Charts and diagrams as code:

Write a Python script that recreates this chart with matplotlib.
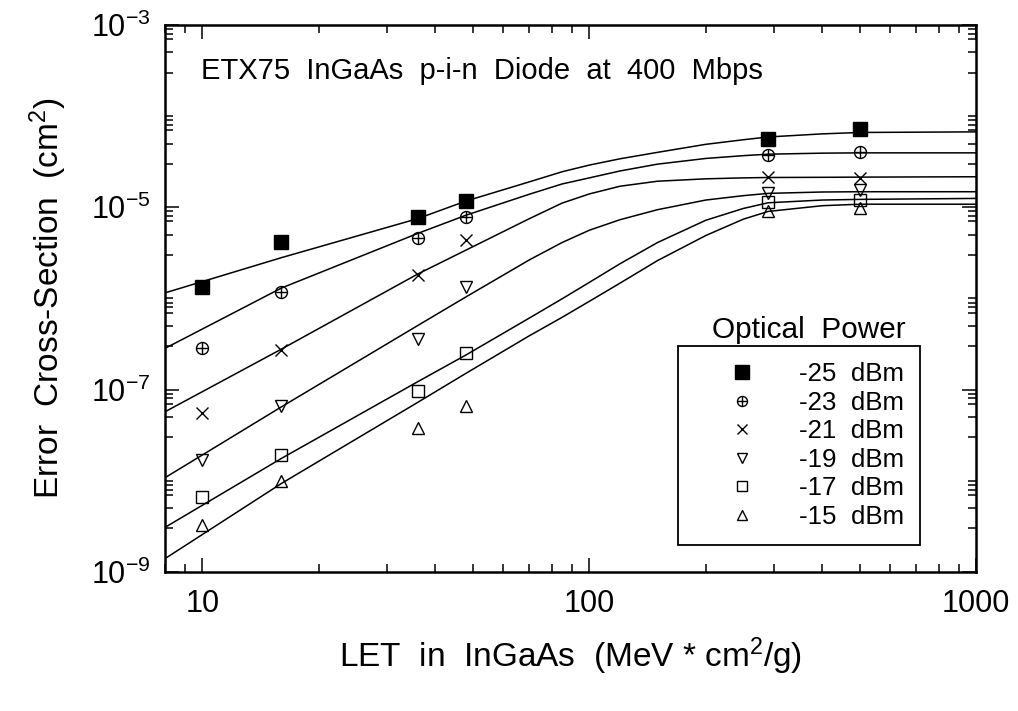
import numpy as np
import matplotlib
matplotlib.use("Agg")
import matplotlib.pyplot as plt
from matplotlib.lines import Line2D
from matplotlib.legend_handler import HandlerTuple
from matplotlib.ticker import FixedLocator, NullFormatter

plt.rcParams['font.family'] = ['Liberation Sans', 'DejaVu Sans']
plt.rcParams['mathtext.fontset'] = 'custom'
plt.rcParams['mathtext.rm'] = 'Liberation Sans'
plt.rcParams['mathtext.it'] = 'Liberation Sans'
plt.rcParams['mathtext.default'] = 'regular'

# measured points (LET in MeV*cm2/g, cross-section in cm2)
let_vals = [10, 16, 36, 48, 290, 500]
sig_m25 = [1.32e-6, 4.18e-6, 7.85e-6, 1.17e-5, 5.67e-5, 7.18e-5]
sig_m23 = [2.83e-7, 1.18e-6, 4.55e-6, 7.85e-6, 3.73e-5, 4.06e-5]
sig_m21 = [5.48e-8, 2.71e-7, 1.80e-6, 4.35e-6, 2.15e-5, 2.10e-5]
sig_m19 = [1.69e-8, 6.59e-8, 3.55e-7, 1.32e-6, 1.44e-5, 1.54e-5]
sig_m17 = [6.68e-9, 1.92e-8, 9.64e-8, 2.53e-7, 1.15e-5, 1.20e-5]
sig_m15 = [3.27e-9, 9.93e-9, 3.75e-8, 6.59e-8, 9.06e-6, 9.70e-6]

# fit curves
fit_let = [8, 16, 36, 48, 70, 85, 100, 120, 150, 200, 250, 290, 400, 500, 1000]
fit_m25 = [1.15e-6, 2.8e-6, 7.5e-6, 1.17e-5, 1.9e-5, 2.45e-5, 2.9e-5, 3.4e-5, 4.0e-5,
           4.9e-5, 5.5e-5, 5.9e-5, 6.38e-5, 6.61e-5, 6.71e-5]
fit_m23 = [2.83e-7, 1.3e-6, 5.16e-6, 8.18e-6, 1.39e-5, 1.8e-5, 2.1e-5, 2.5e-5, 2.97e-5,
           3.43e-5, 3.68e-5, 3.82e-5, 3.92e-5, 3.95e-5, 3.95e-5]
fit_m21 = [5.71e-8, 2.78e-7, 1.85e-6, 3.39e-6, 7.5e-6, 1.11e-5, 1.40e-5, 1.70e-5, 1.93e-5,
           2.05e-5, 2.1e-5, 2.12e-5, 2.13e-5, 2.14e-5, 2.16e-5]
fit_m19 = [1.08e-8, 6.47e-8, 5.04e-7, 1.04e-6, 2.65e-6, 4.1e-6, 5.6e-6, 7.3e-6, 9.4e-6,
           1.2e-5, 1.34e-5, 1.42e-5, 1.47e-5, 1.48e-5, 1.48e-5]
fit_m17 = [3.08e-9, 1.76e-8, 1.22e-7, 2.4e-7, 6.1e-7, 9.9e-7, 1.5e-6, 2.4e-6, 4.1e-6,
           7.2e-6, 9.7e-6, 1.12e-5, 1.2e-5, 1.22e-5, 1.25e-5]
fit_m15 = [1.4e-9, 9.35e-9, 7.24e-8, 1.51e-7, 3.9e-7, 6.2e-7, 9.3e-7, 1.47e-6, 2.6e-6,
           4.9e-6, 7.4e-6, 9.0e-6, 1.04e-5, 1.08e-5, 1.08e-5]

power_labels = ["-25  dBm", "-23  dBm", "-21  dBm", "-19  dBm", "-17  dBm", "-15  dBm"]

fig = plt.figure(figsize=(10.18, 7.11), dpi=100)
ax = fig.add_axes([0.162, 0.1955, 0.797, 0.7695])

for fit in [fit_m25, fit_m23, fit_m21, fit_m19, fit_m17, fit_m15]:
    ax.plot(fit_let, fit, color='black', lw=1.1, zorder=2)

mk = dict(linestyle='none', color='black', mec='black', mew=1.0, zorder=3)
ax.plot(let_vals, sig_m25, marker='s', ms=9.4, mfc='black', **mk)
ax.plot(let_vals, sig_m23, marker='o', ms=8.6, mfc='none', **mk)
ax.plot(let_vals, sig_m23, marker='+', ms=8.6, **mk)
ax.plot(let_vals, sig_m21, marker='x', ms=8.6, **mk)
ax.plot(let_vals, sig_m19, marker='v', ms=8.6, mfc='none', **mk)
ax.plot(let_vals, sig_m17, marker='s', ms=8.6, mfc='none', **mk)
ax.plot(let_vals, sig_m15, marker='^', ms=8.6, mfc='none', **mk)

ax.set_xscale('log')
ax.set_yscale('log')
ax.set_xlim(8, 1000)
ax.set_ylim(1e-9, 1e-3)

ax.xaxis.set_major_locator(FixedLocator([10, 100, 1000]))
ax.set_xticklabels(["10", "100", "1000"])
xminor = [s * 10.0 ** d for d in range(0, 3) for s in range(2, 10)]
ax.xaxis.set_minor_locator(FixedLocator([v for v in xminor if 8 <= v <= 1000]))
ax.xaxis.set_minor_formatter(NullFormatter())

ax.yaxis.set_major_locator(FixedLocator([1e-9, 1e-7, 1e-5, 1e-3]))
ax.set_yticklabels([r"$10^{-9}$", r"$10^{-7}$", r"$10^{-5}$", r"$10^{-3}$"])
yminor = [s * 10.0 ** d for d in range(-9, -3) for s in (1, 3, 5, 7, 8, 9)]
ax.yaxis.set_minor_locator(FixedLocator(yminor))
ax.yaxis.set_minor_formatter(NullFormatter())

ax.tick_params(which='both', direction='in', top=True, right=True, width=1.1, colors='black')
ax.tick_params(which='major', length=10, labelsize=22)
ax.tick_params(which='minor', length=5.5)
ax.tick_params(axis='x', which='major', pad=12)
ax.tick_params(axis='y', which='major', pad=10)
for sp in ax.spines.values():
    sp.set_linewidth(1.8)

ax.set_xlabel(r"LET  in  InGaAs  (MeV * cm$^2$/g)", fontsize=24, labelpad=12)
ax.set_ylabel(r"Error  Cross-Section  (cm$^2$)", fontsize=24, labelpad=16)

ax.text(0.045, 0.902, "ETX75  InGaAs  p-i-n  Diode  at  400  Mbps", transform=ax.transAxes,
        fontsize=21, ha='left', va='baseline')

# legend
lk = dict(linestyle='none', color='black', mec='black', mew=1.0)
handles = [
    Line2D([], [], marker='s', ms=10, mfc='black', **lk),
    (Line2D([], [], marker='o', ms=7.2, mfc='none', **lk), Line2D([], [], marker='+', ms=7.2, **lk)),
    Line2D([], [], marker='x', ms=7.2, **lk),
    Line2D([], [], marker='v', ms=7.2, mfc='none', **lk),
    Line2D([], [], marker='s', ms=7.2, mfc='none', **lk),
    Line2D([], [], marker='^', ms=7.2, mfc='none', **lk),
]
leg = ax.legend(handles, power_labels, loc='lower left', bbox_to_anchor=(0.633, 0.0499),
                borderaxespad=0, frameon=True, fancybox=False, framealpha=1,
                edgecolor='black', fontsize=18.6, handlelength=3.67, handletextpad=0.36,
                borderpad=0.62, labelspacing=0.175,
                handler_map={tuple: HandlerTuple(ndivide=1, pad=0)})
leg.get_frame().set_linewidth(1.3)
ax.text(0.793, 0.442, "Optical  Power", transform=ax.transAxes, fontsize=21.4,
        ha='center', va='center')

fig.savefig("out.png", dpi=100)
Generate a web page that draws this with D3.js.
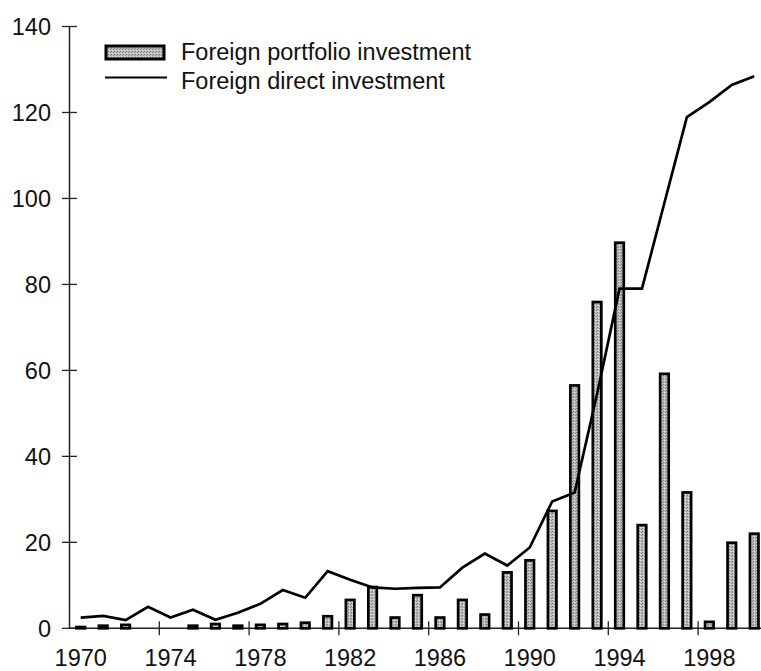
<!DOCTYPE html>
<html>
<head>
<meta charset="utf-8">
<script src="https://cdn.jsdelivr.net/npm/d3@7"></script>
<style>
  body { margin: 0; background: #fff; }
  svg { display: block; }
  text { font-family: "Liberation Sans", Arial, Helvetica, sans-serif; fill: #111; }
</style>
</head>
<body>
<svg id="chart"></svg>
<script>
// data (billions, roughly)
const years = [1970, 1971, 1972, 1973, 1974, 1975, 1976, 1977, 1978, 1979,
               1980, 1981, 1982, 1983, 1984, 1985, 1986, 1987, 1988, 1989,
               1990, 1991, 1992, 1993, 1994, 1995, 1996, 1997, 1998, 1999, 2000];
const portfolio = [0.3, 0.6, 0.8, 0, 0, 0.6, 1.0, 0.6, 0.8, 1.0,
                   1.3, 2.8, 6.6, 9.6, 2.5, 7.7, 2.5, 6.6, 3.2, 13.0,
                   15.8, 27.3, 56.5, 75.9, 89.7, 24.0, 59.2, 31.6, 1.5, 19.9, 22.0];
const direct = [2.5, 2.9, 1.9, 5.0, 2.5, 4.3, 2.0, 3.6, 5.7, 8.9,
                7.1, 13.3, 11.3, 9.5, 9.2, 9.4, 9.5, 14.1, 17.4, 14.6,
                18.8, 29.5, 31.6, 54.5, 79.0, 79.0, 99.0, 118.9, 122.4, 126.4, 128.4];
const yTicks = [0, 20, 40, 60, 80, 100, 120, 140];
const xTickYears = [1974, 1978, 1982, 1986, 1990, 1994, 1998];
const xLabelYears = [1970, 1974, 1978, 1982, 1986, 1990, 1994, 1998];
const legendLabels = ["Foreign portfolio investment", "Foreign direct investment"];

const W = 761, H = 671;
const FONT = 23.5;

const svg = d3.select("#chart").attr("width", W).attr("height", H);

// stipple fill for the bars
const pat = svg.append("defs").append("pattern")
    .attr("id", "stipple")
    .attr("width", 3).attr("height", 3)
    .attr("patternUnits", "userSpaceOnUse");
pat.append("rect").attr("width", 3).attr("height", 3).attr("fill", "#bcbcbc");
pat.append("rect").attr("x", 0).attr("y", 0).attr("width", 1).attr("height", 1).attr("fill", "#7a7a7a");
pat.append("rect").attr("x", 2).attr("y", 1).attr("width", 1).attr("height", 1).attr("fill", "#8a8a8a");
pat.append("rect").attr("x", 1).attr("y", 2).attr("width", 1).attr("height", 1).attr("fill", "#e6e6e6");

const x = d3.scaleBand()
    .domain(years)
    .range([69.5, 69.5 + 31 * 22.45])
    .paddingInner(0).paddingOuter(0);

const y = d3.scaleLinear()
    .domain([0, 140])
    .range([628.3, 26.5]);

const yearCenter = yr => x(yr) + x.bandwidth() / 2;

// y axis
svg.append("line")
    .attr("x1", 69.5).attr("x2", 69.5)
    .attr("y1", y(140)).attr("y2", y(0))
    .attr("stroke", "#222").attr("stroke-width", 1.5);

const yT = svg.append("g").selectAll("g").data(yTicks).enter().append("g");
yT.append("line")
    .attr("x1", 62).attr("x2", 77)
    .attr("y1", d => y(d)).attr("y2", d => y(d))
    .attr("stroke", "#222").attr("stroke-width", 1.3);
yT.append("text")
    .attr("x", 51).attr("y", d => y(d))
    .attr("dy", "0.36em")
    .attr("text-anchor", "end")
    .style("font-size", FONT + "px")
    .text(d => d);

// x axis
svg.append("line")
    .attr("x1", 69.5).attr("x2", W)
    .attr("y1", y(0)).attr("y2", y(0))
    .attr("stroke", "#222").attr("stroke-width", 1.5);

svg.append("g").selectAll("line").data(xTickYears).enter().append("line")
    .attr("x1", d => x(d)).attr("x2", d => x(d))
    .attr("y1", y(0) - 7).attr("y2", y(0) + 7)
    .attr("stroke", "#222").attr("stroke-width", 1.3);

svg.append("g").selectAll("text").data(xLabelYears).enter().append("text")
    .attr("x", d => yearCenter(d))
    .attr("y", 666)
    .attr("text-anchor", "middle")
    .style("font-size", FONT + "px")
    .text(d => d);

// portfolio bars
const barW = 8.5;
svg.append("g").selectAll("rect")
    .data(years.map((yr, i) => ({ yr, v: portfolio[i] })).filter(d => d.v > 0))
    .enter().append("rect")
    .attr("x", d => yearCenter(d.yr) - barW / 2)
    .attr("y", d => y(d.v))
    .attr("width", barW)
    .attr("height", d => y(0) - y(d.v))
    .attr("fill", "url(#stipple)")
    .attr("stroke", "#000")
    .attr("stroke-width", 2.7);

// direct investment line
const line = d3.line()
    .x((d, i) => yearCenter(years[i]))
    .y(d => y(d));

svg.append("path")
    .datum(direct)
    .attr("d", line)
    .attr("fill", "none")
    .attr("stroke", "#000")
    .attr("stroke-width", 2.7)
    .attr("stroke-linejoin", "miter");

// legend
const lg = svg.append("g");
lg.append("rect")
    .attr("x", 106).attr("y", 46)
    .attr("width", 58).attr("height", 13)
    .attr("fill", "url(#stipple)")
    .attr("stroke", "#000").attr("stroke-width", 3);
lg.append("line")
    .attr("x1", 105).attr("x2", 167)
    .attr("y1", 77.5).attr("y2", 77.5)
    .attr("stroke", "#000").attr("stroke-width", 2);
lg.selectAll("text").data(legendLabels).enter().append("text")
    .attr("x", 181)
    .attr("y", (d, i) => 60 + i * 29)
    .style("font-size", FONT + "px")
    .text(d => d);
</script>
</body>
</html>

- [Instruction]: Would you reproduce the lines above, from the very first through the line containing "plt.rcParams['mathtext.default'] = 'regular'", exactly and without the pictures?

- [Result of this task]:
Write a Python script that recreates this chart with matplotlib.
import numpy as np
import matplotlib
matplotlib.use("Agg")
import matplotlib.pyplot as plt
from matplotlib.lines import Line2D
from matplotlib.legend_handler import HandlerTuple
from matplotlib.ticker import FixedLocator, NullFormatter

plt.rcParams['font.family'] = ['Liberation Sans', 'DejaVu Sans']
plt.rcParams['mathtext.fontset'] = 'custom'
plt.rcParams['mathtext.rm'] = 'Liberation Sans'
plt.rcParams['mathtext.it'] = 'Liberation Sans'
plt.rcParams['mathtext.default'] = 'regular'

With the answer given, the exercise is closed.